Tom is brilliant as host. Best known for presenting the BBC Proms and on BBC Radio 3, he’s incredibly charismatic, full of humour and really engages the young, and not so young, audience. He has us shouting bravo and mambo on command, stamping feet and clapping hands, and even gets us up on our feet and dancing some very strange moves indeed. He shares anecdotes and jokes that seamlessly tie a diverse programme of music together. Who would have thought opera and The Avengers would have so much in common?!

Some of the songs are orchestral only but others feature soloists Isabelle Peters and Aaron O’Hare performing a range of operatic numbers including Rossini’s La Danza from Soirées Musicales and La ci Darem la Lano from Mozart’s Don Giovanni, as well as I feel Pretty from West Side Story, Noel Coward’s I’ll See You Again and Somewhere Over The Rainbow from The Wizard of Oz.

There were a few occasions when the proximity of the singers to the orchestra meant we couldn’t always hear them as much as we would have liked. Microphones are not traditionally used in opera but perhaps on this kind of occasion a little amplification would have helped.

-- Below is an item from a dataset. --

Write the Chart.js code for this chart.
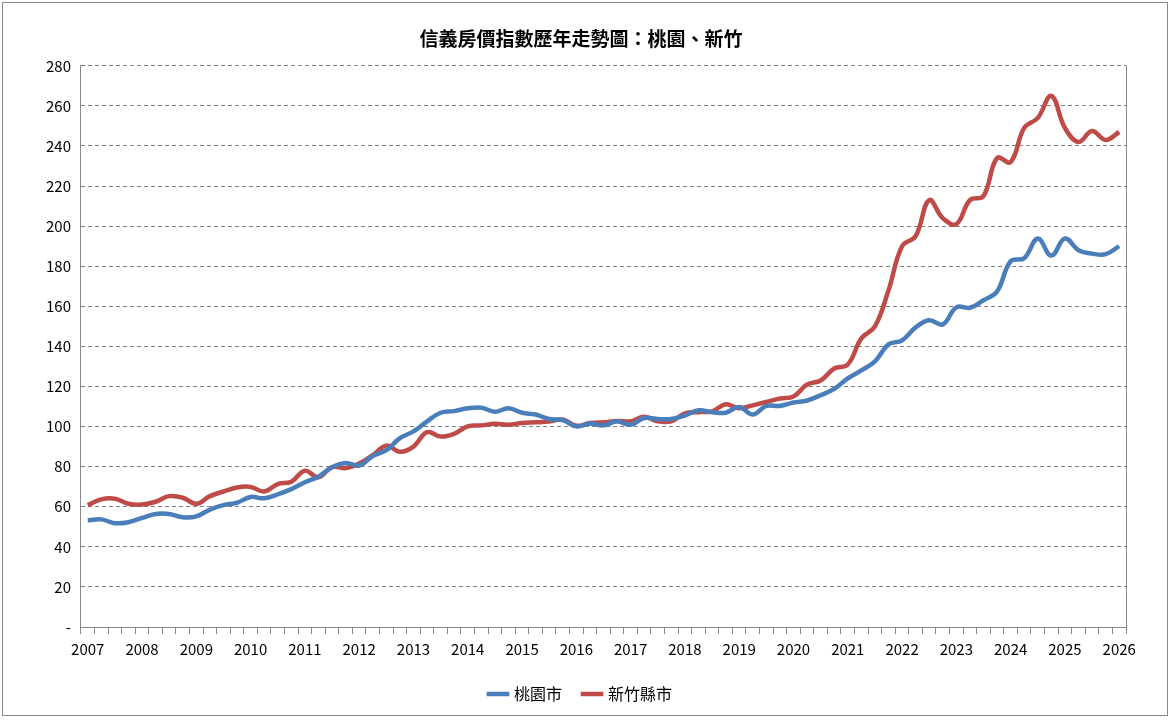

One of my children’s favourite musical moments was Rossini’s William Tell Gallop, an upbeat and widely recognisable piece of music which had the small children in front of me physically bouncing up and down in their seats, and the entire audience clapping along. Great fun. We also enjoyed the beautiful arrangement of the traditional song Loch Lomond where the entire orchestra put down their instruments and sung in harmony. It was very moving.

With the past couple of years meaning concerts such as this have not been able to go ahead, it was wonderful to see the WMC’s Donald Gordon Theatre full of families enjoying the music, as well as taking part in pre-show activities, including watching some incredible transformations from the make up and wigs teams.

Opera is often deemed as elitist and very serious, but this afternoon’s performance showed that it can be fun, vibrant and accessible to even young children. After all, they are the audiences of the future.

The concert was in Cardiff for one day only but is now touring to Theatre Royal Plymouth on 10 April, Stafford Gatehouse Theatre on 24 April, Venue Cymru Llandudno on 30 April and MAST Mayflower Studios in Southampton on 14 May as part of WNO’s spring tour.